- [The exercise]: Keep the pictures out and restate every record exactly.
Start of Data records
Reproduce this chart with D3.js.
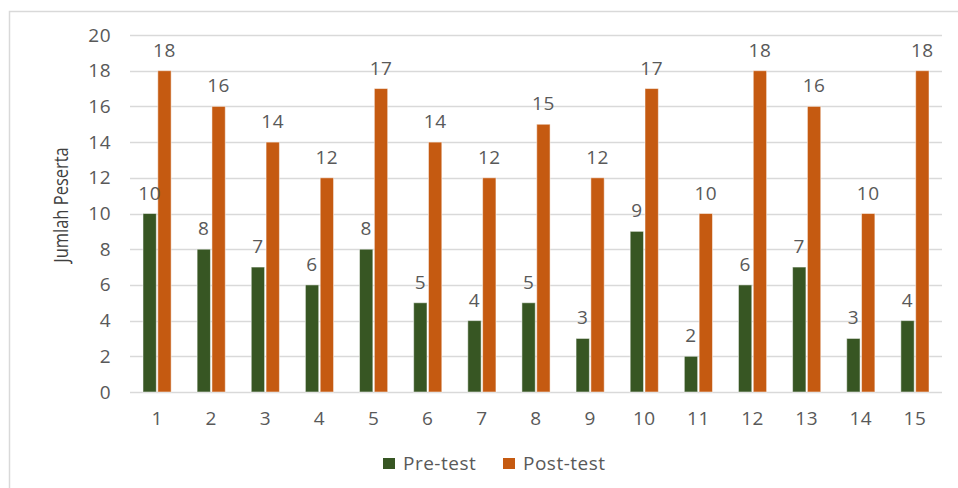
<!DOCTYPE html>
<html>
<head>
<meta charset="utf-8">
<script src="https://cdn.jsdelivr.net/npm/d3@7"></script>
<style>
  html, body { margin: 0; padding: 0; background: #fff; }
  svg { display: block; font-family: "Open Sans", "Liberation Sans", sans-serif; }
</style>
</head>
<body>
<svg id="chart" width="958" height="488"></svg>
<script>
// Participant numbers and scores
const participants = ["1","2","3","4","5","6","7","8","9","10","11","12","13","14","15"];
const preTest  = [10, 8, 7, 6, 8, 5, 4, 5, 3, 9, 2, 6, 7, 3, 4];
const postTest = [18, 16, 14, 12, 17, 14, 12, 15, 12, 17, 10, 18, 16, 10, 18];
const seriesNames = ["Pre-test", "Post-test"];
const yTicks = [0, 2, 4, 6, 8, 10, 12, 14, 16, 18, 20];

const colors = { "Pre-test": "#375623", "Post-test": "#C55A11" };
const textColor = "#595959";
const fontSize = 19;
const spacing = "0.5px";

const svg = d3.select("#chart");

// Outer chart frame
svg.append("rect")
  .attr("x", 9.5).attr("y", 11.5)
  .attr("width", 960).attr("height", 490)
  .attr("fill", "none").attr("stroke", "#d9d9d9").attr("stroke-width", 1.5);

const plot = { left: 130, right: 942, top: 35, bottom: 392 };

const x = d3.scaleBand()
  .domain(participants)
  .range([plot.left, plot.right])
  .paddingInner(0.48)
  .paddingOuter(0.24);

const xSub = d3.scaleBand()
  .domain(seriesNames)
  .range([0, x.bandwidth()])
  .paddingInner(0.1);

const y = d3.scaleLinear().domain([0, 20]).range([plot.bottom, plot.top]);

// Gridlines
svg.append("g")
  .selectAll("line")
  .data(yTicks)
  .join("line")
  .attr("x1", plot.left).attr("x2", plot.right)
  .attr("y1", d => Math.round(y(d)) + 0.5).attr("y2", d => Math.round(y(d)) + 0.5)
  .attr("stroke", "#d9d9d9").attr("stroke-width", 1.5);

// Y axis labels
const yAxis = svg.append("g")
  .attr("transform", `translate(${plot.left - 19},0)`)
  .call(d3.axisLeft(y).tickValues(yTicks).tickSize(0).tickPadding(0));
yAxis.select(".domain").remove();
yAxis.selectAll("text")
  .attr("fill", textColor).attr("font-size", fontSize)
  .attr("letter-spacing", spacing)
  .attr("font-family", "'Open Sans', sans-serif");

// X axis labels
const xAxis = svg.append("g")
  .attr("transform", `translate(0,${plot.bottom})`)
  .call(d3.axisBottom(x).tickSize(0).tickPadding(0));
xAxis.select(".domain").remove();
xAxis.selectAll("text")
  .attr("dy", null)
  .attr("y", 33)
  .attr("fill", textColor).attr("font-size", fontSize)
  .attr("letter-spacing", spacing)
  .attr("font-family", "'Open Sans', sans-serif");

// Y axis title (slightly widened glyphs)
svg.append("text")
  .attr("transform", "translate(68,205) scale(1.25,1) rotate(-90)")
  .attr("text-anchor", "middle")
  .attr("fill", "#404040")
  .attr("font-size", 16.5)
  .text("Jumlah Peserta");

// Bars
const rows = participants.map((p, i) => ({ p, values: [
  { s: "Pre-test", v: preTest[i] },
  { s: "Post-test", v: postTest[i] }
]}));

const groups = svg.append("g")
  .selectAll("g")
  .data(rows)
  .join("g")
  .attr("transform", d => `translate(${x(d.p)},0)`);

groups.selectAll("rect")
  .data(d => d.values)
  .join("rect")
  .attr("x", d => xSub(d.s))
  .attr("y", d => y(d.v))
  .attr("width", xSub.bandwidth())
  .attr("height", d => y(0) - y(d.v))
  .attr("fill", d => colors[d.s])
  .attr("stroke", "#ffffff").attr("stroke-opacity", 0.5).attr("stroke-width", 1);

// Value labels
groups.selectAll("text")
  .data(d => d.values)
  .join("text")
  .attr("x", d => xSub(d.s) + xSub.bandwidth() / 2)
  .attr("y", d => y(d.v) - 14)
  .attr("text-anchor", "middle")
  .attr("fill", textColor)
  .attr("font-size", fontSize)
  .attr("letter-spacing", spacing)
  .text(d => d.v);

// Legend
const legend = svg.append("g").attr("transform", "translate(383,458)");
const legendItems = legend.selectAll("g")
  .data(seriesNames)
  .join("g")
  .attr("transform", (d, i) => `translate(${i * 120},0)`);
legendItems.append("rect")
  .attr("x", 0).attr("y", 0).attr("width", 12).attr("height", 11)
  .attr("fill", d => colors[d]);
legendItems.append("text")
  .attr("x", 20).attr("y", 11.5)
  .attr("fill", textColor).attr("font-size", fontSize)
  .attr("letter-spacing", spacing)
  .text(d => d);
</script>
</body>
</html>
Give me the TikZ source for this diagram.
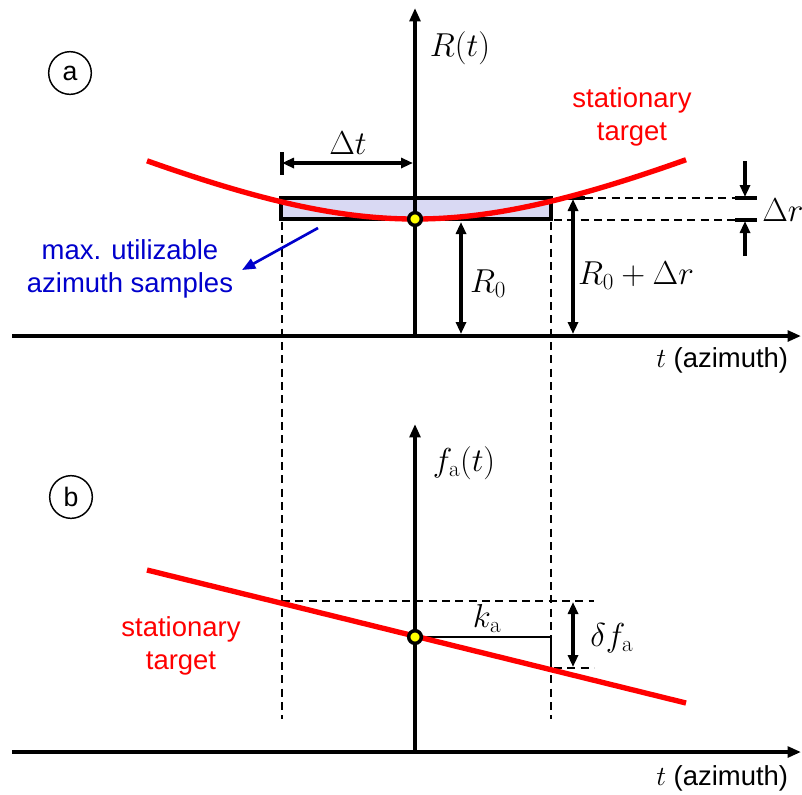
End of Data records
- [Full response]:
Reproduce this chart with D3.js.
<!DOCTYPE html>
<html>
<head>
<meta charset="utf-8">
<script src="https://cdn.jsdelivr.net/npm/d3@7"></script>
<style>
  html, body { margin: 0; padding: 0; background: #fff; }
  svg { display: block; font-family: "Open Sans", "Liberation Sans", sans-serif; }
</style>
</head>
<body>
<svg id="chart" width="958" height="488"></svg>
<script>
// Participant numbers and scores
const participants = ["1","2","3","4","5","6","7","8","9","10","11","12","13","14","15"];
const preTest  = [10, 8, 7, 6, 8, 5, 4, 5, 3, 9, 2, 6, 7, 3, 4];
const postTest = [18, 16, 14, 12, 17, 14, 12, 15, 12, 17, 10, 18, 16, 10, 18];
const seriesNames = ["Pre-test", "Post-test"];
const yTicks = [0, 2, 4, 6, 8, 10, 12, 14, 16, 18, 20];

const colors = { "Pre-test": "#375623", "Post-test": "#C55A11" };
const textColor = "#595959";
const fontSize = 19;
const spacing = "0.5px";

const svg = d3.select("#chart");

// Outer chart frame
svg.append("rect")
  .attr("x", 9.5).attr("y", 11.5)
  .attr("width", 960).attr("height", 490)
  .attr("fill", "none").attr("stroke", "#d9d9d9").attr("stroke-width", 1.5);

const plot = { left: 130, right: 942, top: 35, bottom: 392 };

const x = d3.scaleBand()
  .domain(participants)
  .range([plot.left, plot.right])
  .paddingInner(0.48)
  .paddingOuter(0.24);

const xSub = d3.scaleBand()
  .domain(seriesNames)
  .range([0, x.bandwidth()])
  .paddingInner(0.1);

const y = d3.scaleLinear().domain([0, 20]).range([plot.bottom, plot.top]);

// Gridlines
svg.append("g")
  .selectAll("line")
  .data(yTicks)
  .join("line")
  .attr("x1", plot.left).attr("x2", plot.right)
  .attr("y1", d => Math.round(y(d)) + 0.5).attr("y2", d => Math.round(y(d)) + 0.5)
  .attr("stroke", "#d9d9d9").attr("stroke-width", 1.5);

// Y axis labels
const yAxis = svg.append("g")
  .attr("transform", `translate(${plot.left - 19},0)`)
  .call(d3.axisLeft(y).tickValues(yTicks).tickSize(0).tickPadding(0));
yAxis.select(".domain").remove();
yAxis.selectAll("text")
  .attr("fill", textColor).attr("font-size", fontSize)
  .attr("letter-spacing", spacing)
  .attr("font-family", "'Open Sans', sans-serif");

// X axis labels
const xAxis = svg.append("g")
  .attr("transform", `translate(0,${plot.bottom})`)
  .call(d3.axisBottom(x).tickSize(0).tickPadding(0));
xAxis.select(".domain").remove();
xAxis.selectAll("text")
  .attr("dy", null)
  .attr("y", 33)
  .attr("fill", textColor).attr("font-size", fontSize)
  .attr("letter-spacing", spacing)
  .attr("font-family", "'Open Sans', sans-serif");

// Y axis title (slightly widened glyphs)
svg.append("text")
  .attr("transform", "translate(68,205) scale(1.25,1) rotate(-90)")
  .attr("text-anchor", "middle")
  .attr("fill", "#404040")
  .attr("font-size", 16.5)
  .text("Jumlah Peserta");

// Bars
const rows = participants.map((p, i) => ({ p, values: [
  { s: "Pre-test", v: preTest[i] },
  { s: "Post-test", v: postTest[i] }
]}));

const groups = svg.append("g")
  .selectAll("g")
  .data(rows)
  .join("g")
  .attr("transform", d => `translate(${x(d.p)},0)`);

groups.selectAll("rect")
  .data(d => d.values)
  .join("rect")
  .attr("x", d => xSub(d.s))
  .attr("y", d => y(d.v))
  .attr("width", xSub.bandwidth())
  .attr("height", d => y(0) - y(d.v))
  .attr("fill", d => colors[d.s])
  .attr("stroke", "#ffffff").attr("stroke-opacity", 0.5).attr("stroke-width", 1);

// Value labels
groups.selectAll("text")
  .data(d => d.values)
  .join("text")
  .attr("x", d => xSub(d.s) + xSub.bandwidth() / 2)
  .attr("y", d => y(d.v) - 14)
  .attr("text-anchor", "middle")
  .attr("fill", textColor)
  .attr("font-size", fontSize)
  .attr("letter-spacing", spacing)
  .text(d => d.v);

// Legend
const legend = svg.append("g").attr("transform", "translate(383,458)");
const legendItems = legend.selectAll("g")
  .data(seriesNames)
  .join("g")
  .attr("transform", (d, i) => `translate(${i * 120},0)`);
legendItems.append("rect")
  .attr("x", 0).attr("y", 0).attr("width", 12).attr("height", 11)
  .attr("fill", d => colors[d]);
legendItems.append("text")
  .attr("x", 20).attr("y", 11.5)
  .attr("fill", textColor).attr("font-size", fontSize)
  .attr("letter-spacing", spacing)
  .text(d => d);
</script>
</body>
</html>
Give me the TikZ source for this diagram.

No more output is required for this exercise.